To be very frank, I was a bit disappointed with the biriyani. Usually curd is used to marinade the mutton and add a sour note to the biriyani. In addition, I found the Arani Star Biriyani used tomatoes which give a distinctive wilted vegetable smell to the biriyani. Lucknow biriyani uses “Aloo Bukhare” a sour plum for a sweet and sour flavour.

I spoke to the head cook, a ferocious looking bearded Musalman with a skull cap. He had a surprisingly soft voice and told me that he partly cooks rice and mutton separately, then combines them for the final round of “Dhum” cooking where the aluminium vessel is ‘sealed’ with atta dough.

I have a friend with a wide knowledge of Southern Tamilnadu cuisine.
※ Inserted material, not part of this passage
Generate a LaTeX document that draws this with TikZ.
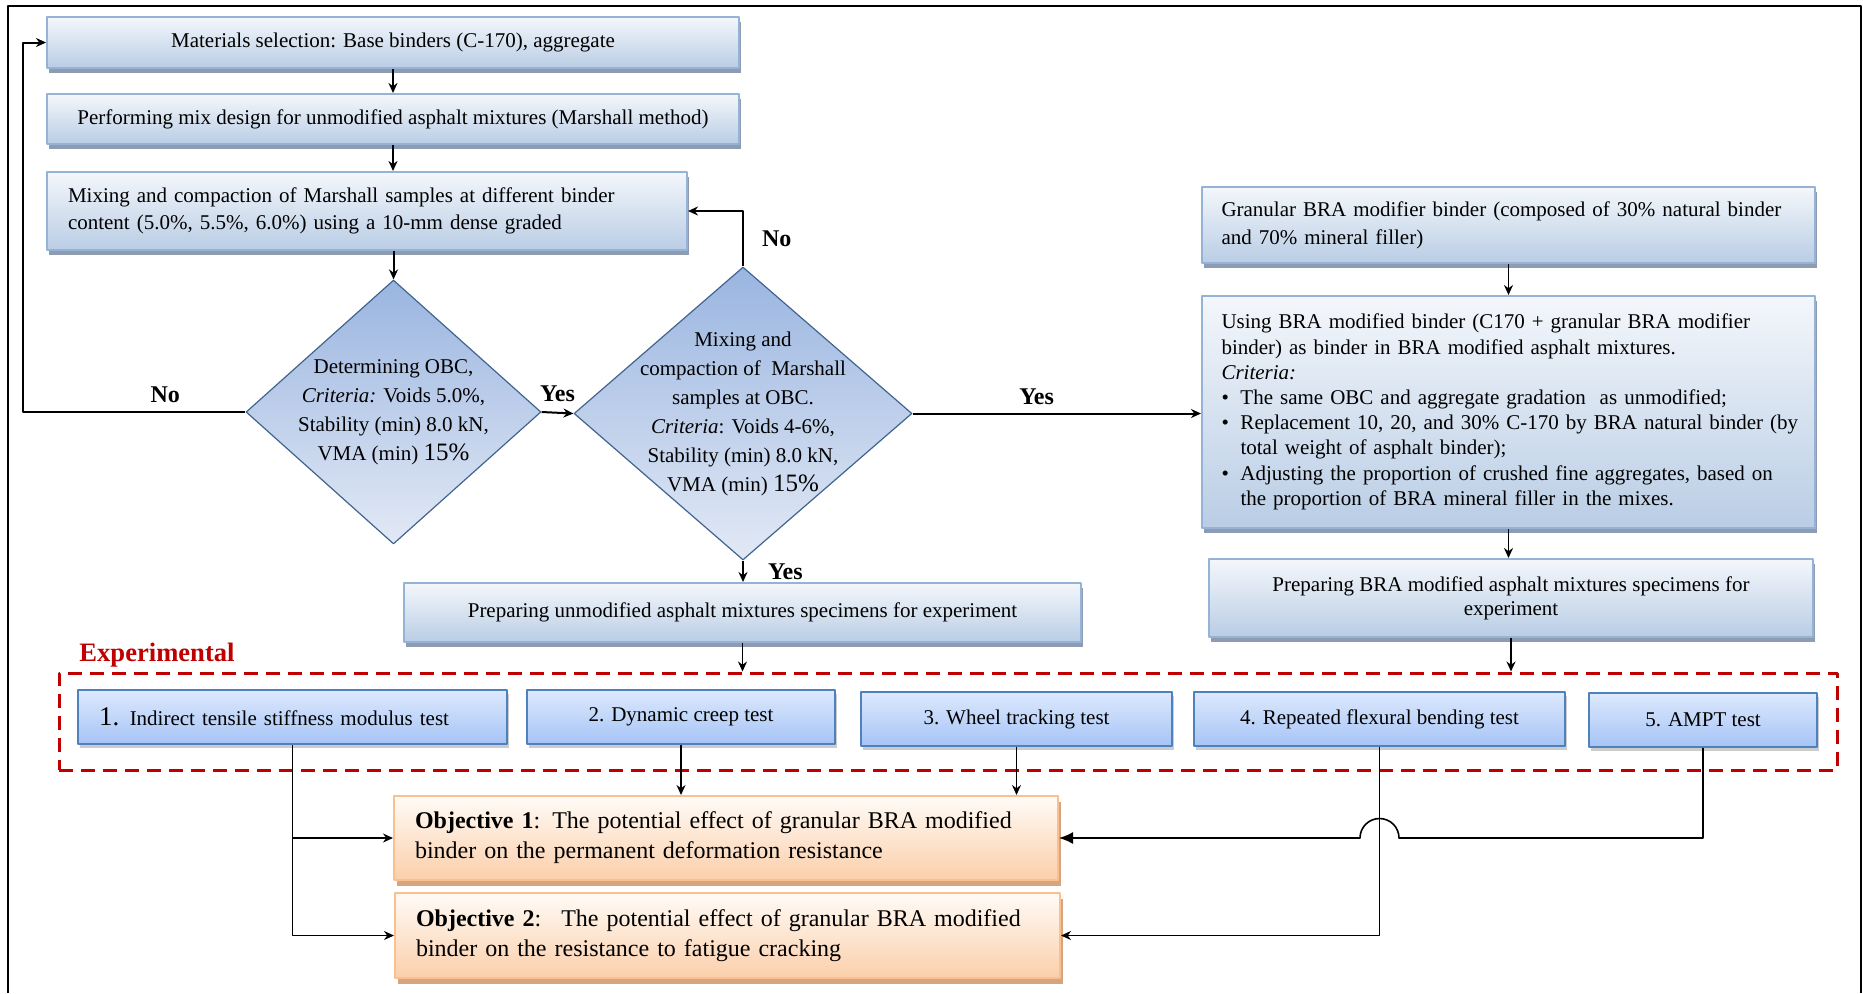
\documentclass[tikz,border=0pt]{standalone}
\usepackage{fontspec}
\setmainfont{Liberation Serif}
\usetikzlibrary{shapes.geometric,shadows,arrows.meta}

\definecolor{boxtop}{HTML}{F4F7FB}
\definecolor{boxbot}{HTML}{B9CDE5}
\definecolor{boxline}{HTML}{95B3D7}
\definecolor{boxshade}{HTML}{8E9BB0}
\definecolor{dectop}{HTML}{9AB5E0}
\definecolor{decbot}{HTML}{E2E9F5}
\definecolor{decline}{HTML}{41648F}
\definecolor{testtop}{HTML}{DDE9FD}
\definecolor{testbot}{HTML}{A6C4F6}
\definecolor{testline}{HTML}{4F81BD}
\definecolor{objtop}{HTML}{FFFBF7}
\definecolor{objbot}{HTML}{FBCFAA}
\definecolor{objline}{HTML}{FAC090}
\definecolor{objshade}{HTML}{D6A47E}
\definecolor{expred}{HTML}{C00000}

\newcommand{\bul}{\makebox[9.5pt][l]{\textbullet}}
\newcommand{\hang}{\hspace*{9.5pt}}

\tikzset{
  flowbox/.style={draw=boxline,line width=1pt,top color=boxtop,bottom color=boxbot,
    drop shadow={shadow xshift=1pt,shadow yshift=-2.5pt,fill=boxshade,opacity=1},
    inner sep=0pt,align=center,font=\fontsize{10.5}{13.5}\selectfont},
  decision/.style={diamond,draw=decline,line width=0.6pt,top color=dectop,bottom color=decbot,inner sep=0pt},
  dectext/.style={align=center,font=\fontsize{10.5}{14.5}\selectfont},
  testbox/.style={draw=testline,line width=0.9pt,top color=testtop,bottom color=testbot,
    drop shadow={shadow xshift=1pt,shadow yshift=-2pt,fill=black,opacity=.2},
    inner sep=0pt,align=center,minimum height=27pt,font=\fontsize{10.5}{13}\selectfont},
  objbox/.style={draw=objline,line width=1pt,top color=objtop,bottom color=objbot,
    drop shadow={shadow xshift=1.5pt,shadow yshift=-3pt,fill=objshade,opacity=1},
    inner sep=0pt,align=left,font=\fontsize{12}{15}\selectfont},
  answer/.style={font=\fontsize{12}{14}\selectfont\bfseries,inner sep=1pt},
}

\begin{document}
\begin{tikzpicture}[x=0.5pt,y=-0.5pt,>={Stealth[length=5pt,width=4.5pt]},line join=round]
\useasboundingbox (0,0) rectangle (1863,993);
\draw[line width=1pt] (8,993) -- (8,6) -- (1861,6) -- (1861,993);

% unmodified mix design
\node[flowbox,minimum width=346pt,minimum height=25.5pt] (matsel) at (393,42.5) {Materials selection: Base binders (C-170), aggregate};
\node[flowbox,minimum width=346pt,minimum height=25pt] (mixdes) at (393,119) {Performing mix design for unmodified asphalt mixtures (Marshall method)};
\node[flowbox,minimum width=320pt,minimum height=39pt,text width=299pt,align=left] (mixbin) at (367,211) {Mixing and compaction of Marshall samples at different binder\\content (5.0\%, 5.5\%, 6.0\%) using a 10-mm dense graded};
\node[decision,minimum width=147.5pt,minimum height=132pt,
  label={[dectext]center:{Determining OBC,\\\textit{Criteria:} Voids 5.0\%,\\Stability (min) 8.0 kN,\\VMA (min) {\fontsize{12.5}{14.5}\selectfont 15\%}}}] (obc) at (393.5,412) {};
\node[decision,minimum width=169pt,minimum height=146.5pt,
  label={[dectext]center:{Mixing and\\compaction of~ Marshall\\samples at OBC.\\\textit{Criteria}: Voids 4-6\%,\\Stability (min) 8.0 kN,\\VMA (min) {\fontsize{12.5}{14.5}\selectfont 15\%}}}] (mixobc) at (743,413.5) {};
\node[flowbox,minimum width=338.5pt,minimum height=29.5pt] (prepun) at (742.5,612.5) {Preparing unmodified asphalt mixtures specimens for experiment};

% BRA modified
\node[flowbox,minimum width=306.5pt,minimum height=38pt,text width=287pt,align=left,font=\fontsize{10.5}{14}\selectfont] (granbra) at (1508.5,225) {Granular BRA modifier binder (composed of 30\% natural binder\\and 70\% mineral filler)};
\node[flowbox,minimum width=306.5pt,minimum height=116pt,text width=287pt,align=left,font=\fontsize{10.5}{12.6}\selectfont] (usebra) at (1508.5,412) {Using BRA modified binder (C170 + granular BRA modifier\\binder) as binder in BRA modified asphalt mixtures.\\\textit{Criteria:}\\\bul The same OBC and aggregate gradation~ as unmodified;\\\mbox{\bul Replacement 10, 20, and 30\% C-170 by BRA natural binder (by}\\\hang total weight of asphalt binder);\\\bul Adjusting the proportion of crushed fine aggregates, based on\\\hang the proportion of BRA mineral filler in the mixes.};
\node[flowbox,minimum width=302pt,minimum height=39pt,font=\fontsize{10.5}{12}\selectfont] (prepbra) at (1511,598) {Preparing BRA modified asphalt mixtures specimens for\\experiment};

% experimental
\node[draw=expred,dash pattern=on 7pt off 4pt,line width=1.5pt,minimum width=889pt,minimum height=48.5pt] (expbox) at (948,721.5) {};
\node[font=\fontsize{13.3}{15}\selectfont\bfseries,text=expred,inner sep=0pt] (explabel) at (157,655) {Experimental};
\node[testbox,minimum width=214.5pt,text width=193.5pt,align=left] (itsm) at (292.5,717) {{\fontsize{13.5}{13.5}\selectfont 1.} Indirect tensile stiffness modulus test};
\node[testbox,minimum width=154pt] (creep) at (681,717) {2. Dynamic creep test};
\node[testbox,minimum width=155.5pt] (wheel) at (1016.5,719) {3. Wheel tracking test};
\node[testbox,minimum width=185.5pt] (flex) at (1379.5,719) {4. Repeated flexural bending test};
\node[testbox,minimum width=114pt] (ampt) at (1703,720) {5. AMPT test};

% objectives
\node[objbox,minimum width=332pt,minimum height=42pt,text width=311pt] (obj1) at (726,838) {\textbf{Objective 1}: The potential effect of granular BRA modified\\binder on the permanent deformation resistance};
\node[objbox,minimum width=332.5pt,minimum height=42.5pt,text width=311.5pt] (obj2) at (727.5,935.5) {\textbf{Objective 2}:~ The potential effect of granular BRA modified\\binder on the resistance to fatigue cracking};

% connectors
\draw[->,line width=1pt] (matsel) -- (mixdes);
\draw[->,line width=1pt] (mixdes.south) -- (mixdes.south |- mixbin.north);
\draw[->,line width=1pt] (mixbin.south -| obc.north) -- (obc.north);
\coordinate (lft) at (23,0);
\draw[->,line width=1pt] (obc.west) -- node[answer,pos=.36,above=3pt]{No} (obc.west -| lft) |- (matsel.west);
\draw[->,line width=1pt] (obc.east) -- node[answer,above=4pt]{Yes} (mixobc.west);
\draw[->,line width=1pt] (mixobc.north) |- node[answer,pos=.25,right=8pt]{No} (mixbin.east);
\draw[->,line width=1pt] (mixobc.south) -- node[answer,right=11pt]{Yes} (mixobc.south |- prepun.north);
\draw[->,line width=1pt] (mixobc.east) -- node[answer,pos=.43,above=3pt]{Yes} (mixobc.east -| usebra.west);
\draw[->,line width=0.8pt] (granbra) -- (usebra);
\draw[->,line width=0.8pt] (usebra.south) -- (usebra.south |- prepbra.north);
\draw[->,line width=0.8pt] (prepun.south) -- (prepun.south |- expbox.north);
\draw[->,line width=0.8pt] (prepbra.south) -- (prepbra.south |- expbox.north);

\draw[->,line width=0.8pt] (itsm.south) |- (obj1.west);
\draw[->,line width=0.8pt] (itsm.south) |- (obj2.west);
\draw[->,line width=0.8pt] (creep.south) -- (creep.south |- obj1.north);
\draw[->,line width=0.8pt] (wheel.south) -- (wheel.south |- obj1.north);
\draw[->,line width=0.8pt] (flex.south) |- (obj2.east);
\coordinate (hop) at (flex.south |- obj1.east);
\draw[-{Latex[length=7pt,width=6pt]},line width=0.8pt] (ampt.south) |- ([xshift=9.75pt]hop) arc[start angle=0,end angle=180,radius=9.75pt] -- (obj1.east);
\end{tikzpicture}
\end{document}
She thought I should have gone to Ambur for lunch, but Arani is a close second. She also told me not to miss the local sweet, “Makhan Pedha“.

It seems to have been a bad day for me because I was headed for another disappointment. I bought 200 gms of Makhan Pedha for Rs.85. The sweet looked suspiciously like a flattened Gulab Jamun… I bit into one, and horror of gastronomic horrors, it tasted like Gulab Jamun too.

Dodging traffic on the completely chaotic and congested roads, Suresh driver and I made our way on foot to where the car was parked. We had to visit the Arani “Fort” close to where the Battle of Arani took place on 3 Dec 1751, where Dupleix’ dreams of French supremacy in the Carnatic were unambiguously shattered by Robert Clive. Little wonder that the British government bestowed on him the title of “Clive of India”.